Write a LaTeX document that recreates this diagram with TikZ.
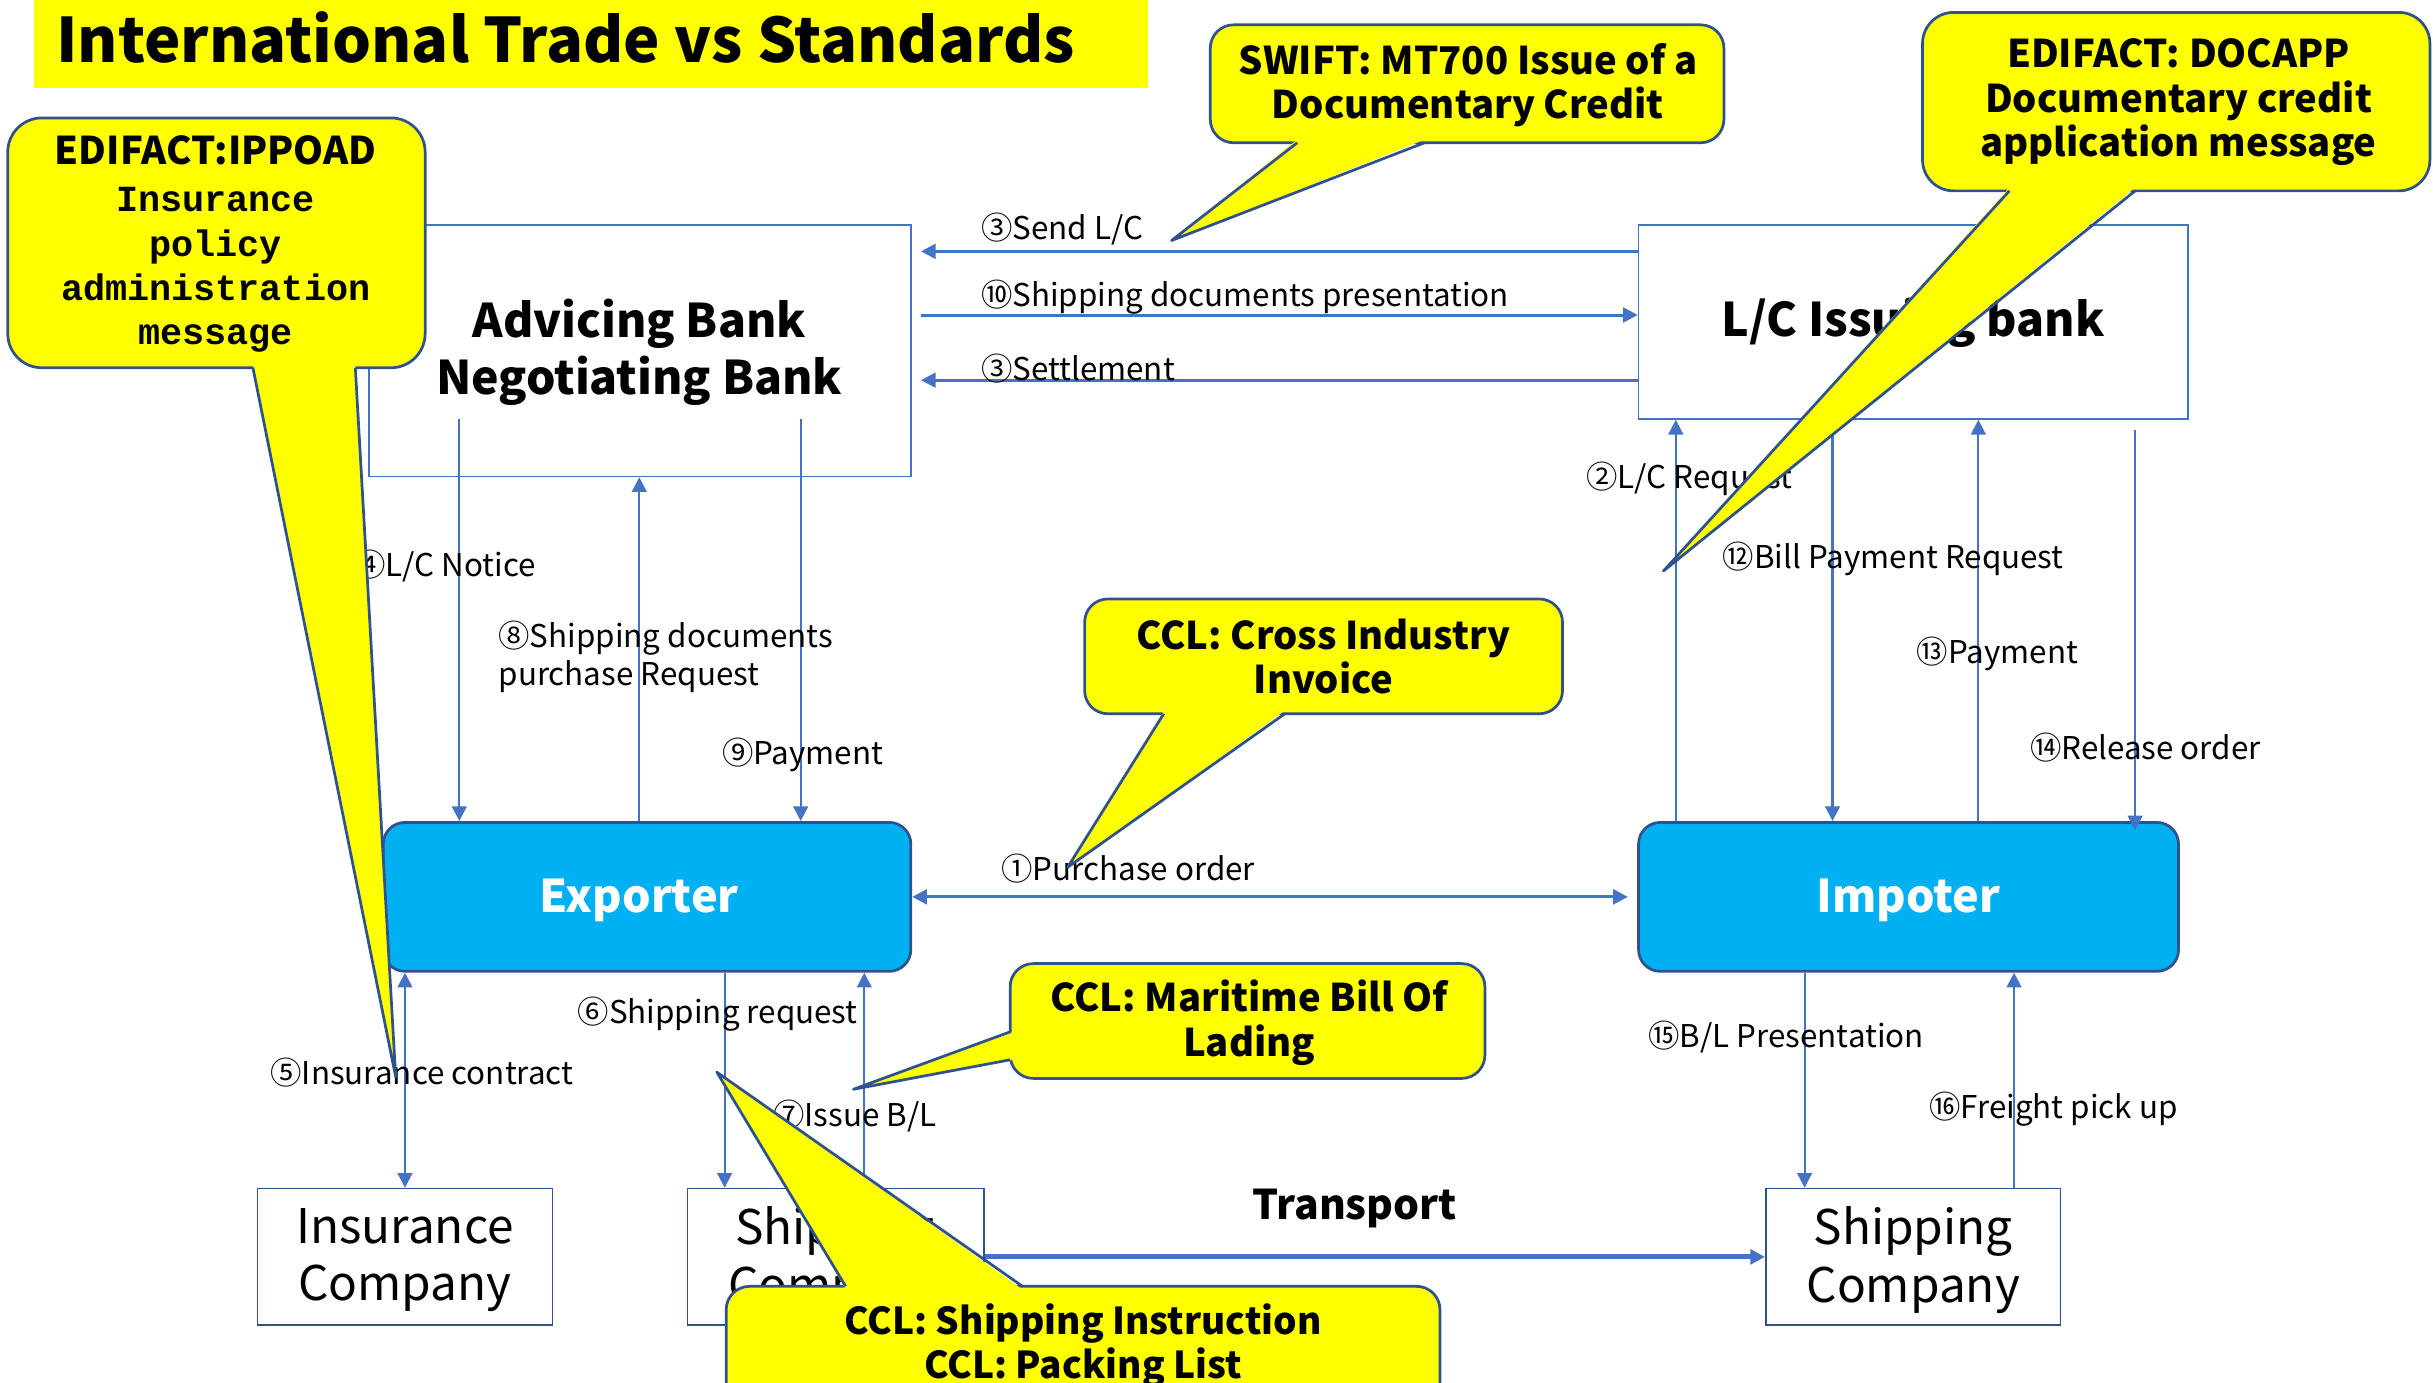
\documentclass[tikz,border=0pt]{standalone}
\usepackage{fontspec}
\setmainfont{Noto Sans CJK JP}
\setmonofont{Liberation Mono}
\usepackage{tikz}
\usetikzlibrary{arrows.meta, calc, fit}

\definecolor{lineBlue}{HTML}{4472C4}
\definecolor{edgeBlue}{HTML}{2F528F}
\definecolor{actorBlue}{HTML}{00B0F0}
\definecolor{noteYellow}{HTML}{FFFF00}

\begin{document}
\begin{tikzpicture}[x=0.2mm, y=-0.2mm,
    >={Triangle[length=1.9mm, width=1.9mm]},
    party/.style={draw=lineBlue, line width=0.6pt, fill=white, inner sep=0},
    company/.style={party, draw=edgeBlue},
    trader/.style={draw=edgeBlue, line width=1pt, fill=actorBlue, rounded corners=2.8mm, inner sep=0},
    bankText/.style={align=center, inner sep=0, font=\bfseries\fontsize{17}{21}\selectfont},
    companyText/.style={align=center, inner sep=0, font=\fontsize{17.5}{21}\selectfont},
    traderText/.style={inner sep=0, text=white, font=\bfseries\fontsize{16.5}{20}\selectfont},
    flow/.style={draw=lineBlue, line width=0.8pt},
    wide/.style={line width=1.1pt},
    msg/.style={font=\fontsize{11.5}{14}\selectfont, anchor=west, inner sep=0, align=left, yshift=-0.3mm},
    note/.style={draw=edgeBlue, line width=1pt, fill=noteYellow, rounded corners=3mm, inner sep=0},
    noteText/.style={inner sep=0, align=center, font=\bfseries\fontsize{14}{16.3}\selectfont},
    noteTail/.style={draw=edgeBlue, line width=1pt, line join=round},
]
    \useasboundingbox (0,0) rectangle (1568,891);
    % title
    \fill[noteYellow] (22,0) rectangle (740,57);
    \node[anchor=west, inner sep=0, font=\bfseries\fontsize{22.5}{27}\selectfont] (title) at (36,24)
        {International Trade vs Standards};
    % parties
    \node[party, fit={(238,145) (587,307)}] (advBank) {};
    \node[party, fit={(1056,145) (1410,270)}] (issBank) {};
    \node[trader, fit={(247,530) (587,626)}] (exporter) {};
    \node[trader, fit={(1056,530) (1404,626)}] (importer) {};
    \node[company, fit={(166,766) (356,854)}] (insCo) {};
    \node[company, fit={(443,766) (634,854)}] (shipCoA) {};
    \node[company, fit={(1138,766) (1328,854)}] (shipCoB) {};
    \node[bankText] (advText) at (412,227) {Advicing Bank\\Negotiating Bank};
    \node[bankText] (issText) at (1233,208) {L/C Issuing bank};
    \node[traderText] (exporterText) at (412,580) {Exporter};
    \node[traderText] (importerText) at (1230,580) {Impoter};
    \node[companyText] (insText) at (261,812) {Insurance\\Company};
    \node[companyText] (shipAText) at (538,812) {Shipping\\Company};
    \node[companyText] (shipBText) at (1233,812) {Shipping\\Company};
    % bank to bank
    \draw[flow, wide, ->, shorten >=1.2mm] (issBank.west |- 0,162) -- (advBank.east |- 0,162);
    \draw[flow, wide, ->, shorten <=1.2mm] (advBank.east |- 0,203) -- (issBank.west |- 0,203);
    \draw[flow, wide, ->, shorten >=1.2mm] (issBank.west |- 0,245) -- (advBank.east |- 0,245);
    % advising bank and exporter
    \coordinate (noticeTop) at (296,270);
    \coordinate (payTop) at (516,270);
    \draw[flow, ->] (noticeTop) -- (exporter.north -| noticeTop);
    \draw[flow, ->] (exporter.north -| 412,0) -- (advBank.south -| 412,0);
    \draw[flow, ->] (payTop) -- (exporter.north -| payTop);
    % issuing bank and importer
    \coordinate (releaseTop) at (1376,277);
    \draw[flow, ->] (importer.north -| 1080,0) -- (issBank.south -| 1080,0);
    \draw[flow, ->] (issBank.south -| 1181,0) -- (importer.north -| 1181,0);
    \draw[flow, ->] (importer.north -| 1275,0) -- (issBank.south -| 1275,0);
    \draw[flow, ->, shorten >=-1.2mm] (releaseTop) -- (importer.north -| releaseTop);
    % trade
    \draw[flow, wide, <->, shorten >=1.2mm] (exporter.east) -- (importer.west);
    \draw[flow, <->] (exporter.south -| 261,0) -- (insCo.north -| 261,0);
    \draw[flow, ->] (exporter.south -| 467,0) -- (shipCoA.north -| 467,0);
    \draw[flow, ->] (shipCoA.north -| 557,0) -- (exporter.south -| 557,0);
    \draw[flow, line width=1.8pt, ->] (shipCoA.east |- 0,810) -- (shipCoB.west |- 0,810);
    \draw[flow, ->] (importer.south -| 1163,0) -- (shipCoB.north -| 1163,0);
    \draw[flow, ->] (shipCoB.north -| 1298,0) -- (importer.south -| 1298,0);
    % flow labels
    \node[msg] (sendLC) at (632,146) {③Send L/C};
    \node[msg] (presentDocs) at (632,190) {⑩Shipping documents presentation};
    \node[msg] (settle) at (632,236) {③Settlement};
    \node[msg] (notice) at (228,363) {④L/C Notice};
    \node[msg] (purchaseReq) at (321,422) {⑧Shipping documents\\purchase Request};
    \node[msg] (payExp) at (465,485) {⑨Payment};
    \node[msg] (order) at (645,558) {①Purchase order};
    \node[msg] (lcReq) at (1022,307) {②L/C Request};
    \node[msg] (billReq) at (1110,359) {⑫Bill Payment Request};
    \node[msg] (payImp) at (1235,420) {⑬Payment};
    \node[msg] (release) at (1308,480) {⑭Release order};
    \node[msg] (insure) at (174,690) {⑤Insurance contract};
    \node[msg] (shipReq) at (372,652) {⑥Shipping request};
    \node[msg] (issueBL) at (498,718) {⑦Issue B/L};
    \node[msg] (presentBL) at (1062,667) {⑮B/L Presentation};
    \node[msg] (pickUp) at (1243,713) {⑯Freight pick up};
    \node[font=\bfseries\fontsize{15}{18}\selectfont] (transport) at (873,779) {Transport};
    % callout: insurance policy
    \coordinate (ippoadTip) at (255,694);
    \node[note, rounded corners=4.4mm, fit={(5,76) (274,237)}] (ippoadNote) {};
    \fill[noteYellow] (163,235) -- (ippoadTip) -- (229,235) -- cycle;
    \draw[noteTail] (163,237) -- (ippoadTip) -- (229,237);
    \node[noteText] (ippoadHead) at (139,97) {EDIFACT:IPPOAD};
    \node[font=\ttfamily\bfseries\fontsize{13.5}{16.3}\selectfont, align=center, inner sep=0] (ippoadText) at (139,174)
        {Insurance\\policy\\administration\\message};
    % callout: documentary credit
    \coordinate (swiftTip) at (755,155);
    \node[note, fit={(780,16) (1111,92)}] (swiftNote) {};
    \fill[noteYellow] (836,90) -- (swiftTip) -- (918,90) -- cycle;
    \draw[noteTail] (836,92) -- (swiftTip) -- (918,92);
    \node[noteText] (swiftText) at (946,55) {SWIFT: MT700 Issue of a\\Documentary Credit};
    % callout: credit application
    \coordinate (docappTip) at (1072,368);
    \node[note, rounded corners=4mm, fit={(1239,8) (1566,123)}] (docappNote) {};
    \fill[noteYellow] (1295,121) -- (docappTip) -- (1376,121) -- cycle;
    \draw[noteTail] (1295,123) -- (docappTip) -- (1376,123);
    \node[noteText] (docappText) at (1404,66) {EDIFACT: DOCAPP\\Documentary credit\\application message};
    % callout: invoice
    \coordinate (ciiTip) at (688,559);
    \node[note, fit={(699,386) (1007,460)}] (ciiNote) {};
    \fill[noteYellow] (750,458) -- (ciiTip) -- (828,458) -- cycle;
    \draw[noteTail] (750,460) -- (ciiTip) -- (828,460);
    \node[noteText] (ciiText) at (853,423) {CCL: Cross Industry\\Invoice};
    % callout: bill of lading
    \coordinate (bolTip) at (550,702);
    \node[note, fit={(651,621) (957,695)}] (bolNote) {};
    \fill[noteYellow] (653,665) -- (bolTip) -- (653,683) -- cycle;
    \draw[noteTail] (651,665) -- (bolTip) -- (651,683);
    \node[noteText] (bolText) at (805,659) {CCL: Maritime Bill Of\\Lading};
    % callout: shipping instruction
    \coordinate (siTip) at (462,691);
    \node[note, fit={(468,829) (928,960)}] (siNote) {};
    \fill[noteYellow] (545,831) -- (siTip) -- (659,831) -- cycle;
    \draw[noteTail] (545,829) -- (siTip) -- (659,829);
    \node[noteText, font=\bfseries\fontsize{13.6}{16.3}\selectfont] (siText) at (698,867)
        {CCL: Shipping Instruction\\CCL: Packing List};
\end{tikzpicture}
\end{document}
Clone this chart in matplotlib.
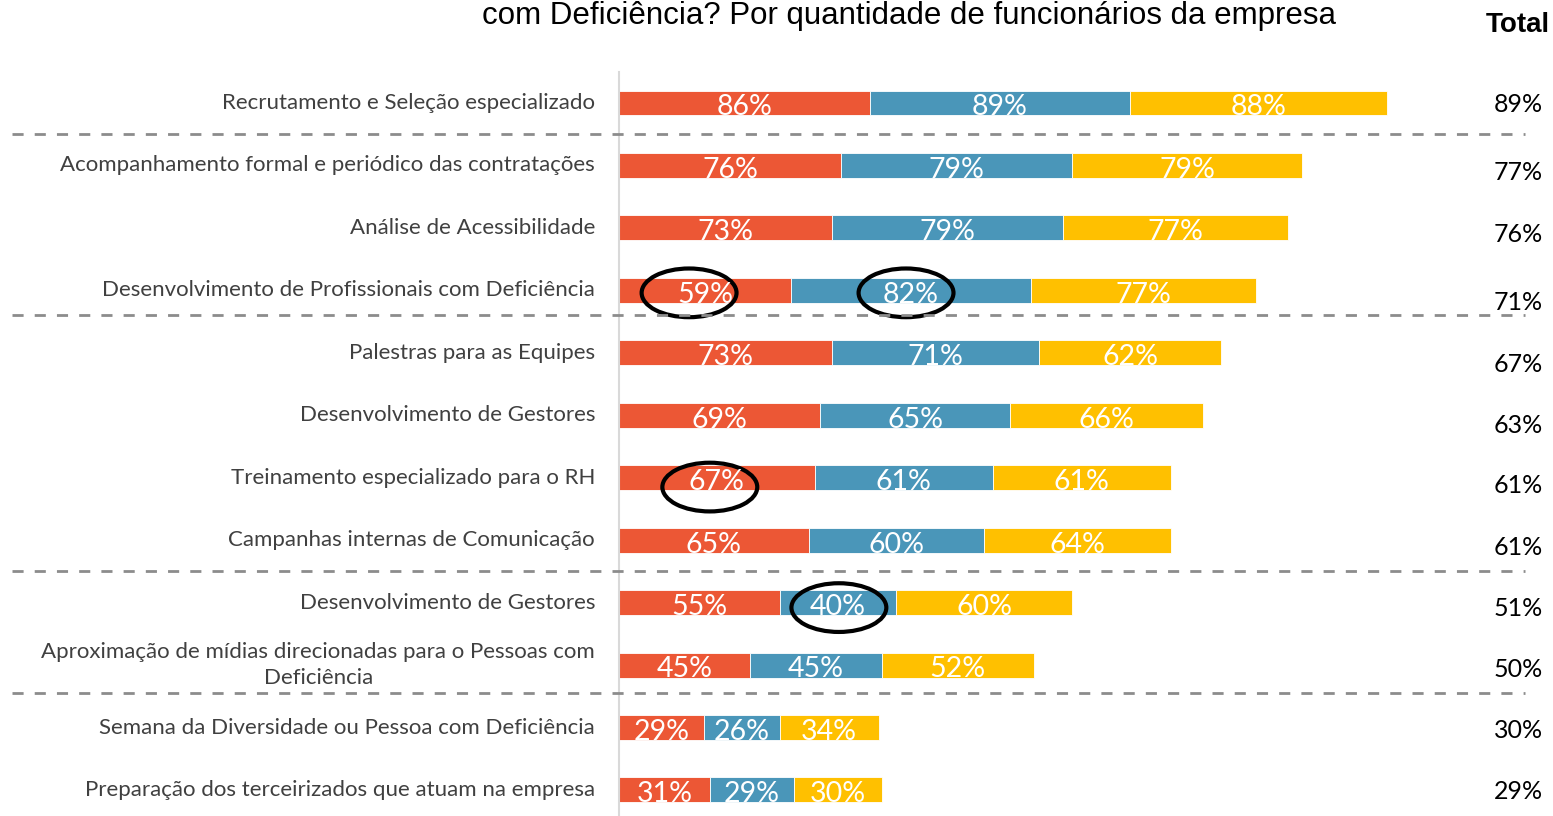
import matplotlib.pyplot as plt
from matplotlib.patches import Ellipse

categories = [
    "Recrutamento e Seleção especializado",
    "Acompanhamento formal e periódico das contratações",
    "Análise de Acessibilidade",
    "Desenvolvimento de Profissionais com Deficiência",
    "Palestras para as Equipes",
    "Desenvolvimento de Gestores",
    "Treinamento especializado para o RH",
    "Campanhas internas de Comunicação",
    "Desenvolvimento de Gestores",
    "Aproximação de mídias direcionadas para o Pessoas com\nDeficiência",
    "Semana da Diversidade ou Pessoa com Deficiência",
    "Preparação dos terceirizados que atuam na empresa",
]
serie_vermelha = [86, 76, 73, 59, 73, 69, 67, 65, 55, 45, 29, 31]
serie_azul = [89, 79, 79, 82, 71, 65, 61, 60, 40, 45, 26, 29]
serie_amarela = [88, 79, 77, 77, 62, 66, 61, 64, 60, 52, 34, 30]
total = [89, 77, 76, 71, 67, 63, 61, 61, 51, 50, 30, 29]

# (linha, serie) dos valores circulados
destaques = [(3, 0), (3, 1), (6, 0), (8, 1)]
# separadores tracejados (entre linhas)
separadores = [0.5, 3.4, 7.5, 9.45]

cores = ["#EC5735", "#4A96B9", "#FFC000"]
series = [serie_vermelha, serie_azul, serie_amarela]

W, H = 1553, 816
fig = plt.figure(figsize=(W / 100, H / 100), dpi=100)
x0 = 619
esc = 2.92          # px por ponto percentual
y0, passo = 103, 62.45
ax = fig.add_axes([x0 / W, 0, (W - x0) / W, 1])
ax.set_xlim(0, (W - x0) / esc)
ax.set_ylim((H - y0) / passo, -y0 / passo)
ax.axis("off")

px2x = lambda px: (px - x0) / esc
fonte = "Lato"

linhas = range(len(categories))
esquerda = [0] * len(categories)
for vals, cor in zip(series, cores):
    ax.barh(linhas, vals, left=esquerda, height=0.4, color=cor,
            edgecolor="white", linewidth=0.6)
    for i, v in enumerate(vals):
        ax.text(esquerda[i] + v / 2, i + 0.07, f"{v}%", ha="center", va="center",
                color="white", fontsize=20.5, family=fonte)
    esquerda = [a + b for a, b in zip(esquerda, vals)]

# eixo vertical claro
ax.plot([0, 0], [-0.5, len(categories)], color="#d9d9d9", lw=1.5, clip_on=False)

for i, nome in enumerate(categories):
    ax.text(px2x(595), i, nome, ha="right", va="center", multialignment="center",
            color="#404040", fontsize=16, family=fonte, linespacing=1.35)

ajuste_total = [0.02, 0.12, 0.1, 0.19, 0.18, 0.16, 0.13, 0.12, 0.1, 0.07, 0.05, 0.02]
for i, t in enumerate(total):
    ax.text(px2x(1543), i + ajuste_total[i], f"{t}%", ha="right", va="center",
            color="black", fontsize=18, family=fonte)

for y in separadores:
    ax.plot([px2x(12), px2x(1525)], [y, y], color="#8c8c8c", lw=2,
            ls=(0, (4, 4)), clip_on=False)

# deslocamento (x em pontos, y em linhas) de cada elipse desenhada a mao
desloc = [(-5.5, 0.04), (-1.7, 0.04), (-2.4, 0.15), (0.3, 0.08)]
for (linha, s), (dx, dy) in zip(destaques, desloc):
    inicio = sum(series[k][linha] for k in range(s))
    cx = inicio + series[s][linha] / 2 + dx
    e = Ellipse((cx, linha + dy), 32.5, 0.78, fill=False, ec="black", lw=3)
    ax.add_patch(e)

fig.text(909 / W, 1 - 16 / H, "com Deficiência? Por quantidade de funcionários da empresa",
         ha="center", va="center", fontsize=22.5, family="Liberation Sans")
fig.text(1518 / W, 1 - 25 / H, "Total", ha="center", va="center", fontsize=20,
         weight="bold", family="Liberation Sans")

fig.savefig("out.png", dpi=100)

Problem details :: Give the count of lines in the listing above that include "matplotlib", with no other words.

Solution to this task :: 3